### Dataset content
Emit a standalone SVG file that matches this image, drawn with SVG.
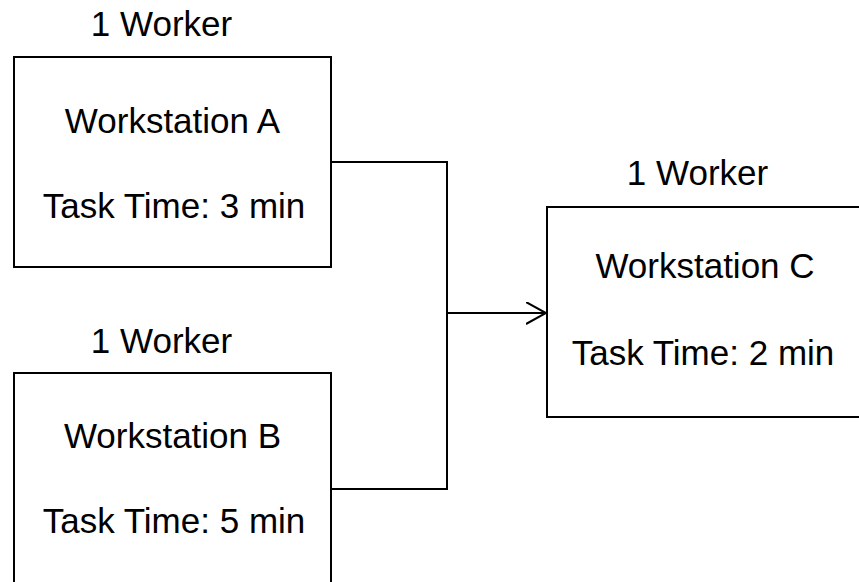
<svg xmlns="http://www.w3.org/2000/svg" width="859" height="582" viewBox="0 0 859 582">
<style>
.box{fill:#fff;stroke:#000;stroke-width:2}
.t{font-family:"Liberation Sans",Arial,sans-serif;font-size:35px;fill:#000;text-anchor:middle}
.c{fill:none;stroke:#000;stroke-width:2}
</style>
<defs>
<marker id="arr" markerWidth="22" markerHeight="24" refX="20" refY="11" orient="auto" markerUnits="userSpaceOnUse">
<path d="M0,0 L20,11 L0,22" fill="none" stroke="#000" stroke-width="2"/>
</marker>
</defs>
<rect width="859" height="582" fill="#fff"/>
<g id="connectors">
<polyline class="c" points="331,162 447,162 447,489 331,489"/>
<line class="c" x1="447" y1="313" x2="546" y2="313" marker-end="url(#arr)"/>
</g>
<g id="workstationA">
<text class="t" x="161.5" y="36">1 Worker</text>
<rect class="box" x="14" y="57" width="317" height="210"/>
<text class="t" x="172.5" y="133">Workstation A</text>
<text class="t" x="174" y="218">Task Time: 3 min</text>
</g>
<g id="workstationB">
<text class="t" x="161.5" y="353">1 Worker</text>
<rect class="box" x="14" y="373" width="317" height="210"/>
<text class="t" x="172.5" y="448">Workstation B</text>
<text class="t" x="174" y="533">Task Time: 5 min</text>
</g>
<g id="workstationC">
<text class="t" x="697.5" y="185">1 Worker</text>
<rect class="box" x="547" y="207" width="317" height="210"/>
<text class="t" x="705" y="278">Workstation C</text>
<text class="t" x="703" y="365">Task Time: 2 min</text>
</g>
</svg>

### Exercise requirements
Replicate the material above verbatim; images stay out of the copy.

### Written response
Emit a standalone SVG file that matches this image, drawn with SVG.
<svg xmlns="http://www.w3.org/2000/svg" width="859" height="582" viewBox="0 0 859 582">
<style>
.box{fill:#fff;stroke:#000;stroke-width:2}
.t{font-family:"Liberation Sans",Arial,sans-serif;font-size:35px;fill:#000;text-anchor:middle}
.c{fill:none;stroke:#000;stroke-width:2}
</style>
<defs>
<marker id="arr" markerWidth="22" markerHeight="24" refX="20" refY="11" orient="auto" markerUnits="userSpaceOnUse">
<path d="M0,0 L20,11 L0,22" fill="none" stroke="#000" stroke-width="2"/>
</marker>
</defs>
<rect width="859" height="582" fill="#fff"/>
<g id="connectors">
<polyline class="c" points="331,162 447,162 447,489 331,489"/>
<line class="c" x1="447" y1="313" x2="546" y2="313" marker-end="url(#arr)"/>
</g>
<g id="workstationA">
<text class="t" x="161.5" y="36">1 Worker</text>
<rect class="box" x="14" y="57" width="317" height="210"/>
<text class="t" x="172.5" y="133">Workstation A</text>
<text class="t" x="174" y="218">Task Time: 3 min</text>
</g>
<g id="workstationB">
<text class="t" x="161.5" y="353">1 Worker</text>
<rect class="box" x="14" y="373" width="317" height="210"/>
<text class="t" x="172.5" y="448">Workstation B</text>
<text class="t" x="174" y="533">Task Time: 5 min</text>
</g>
<g id="workstationC">
<text class="t" x="697.5" y="185">1 Worker</text>
<rect class="box" x="547" y="207" width="317" height="210"/>
<text class="t" x="705" y="278">Workstation C</text>
<text class="t" x="703" y="365">Task Time: 2 min</text>
</g>
</svg>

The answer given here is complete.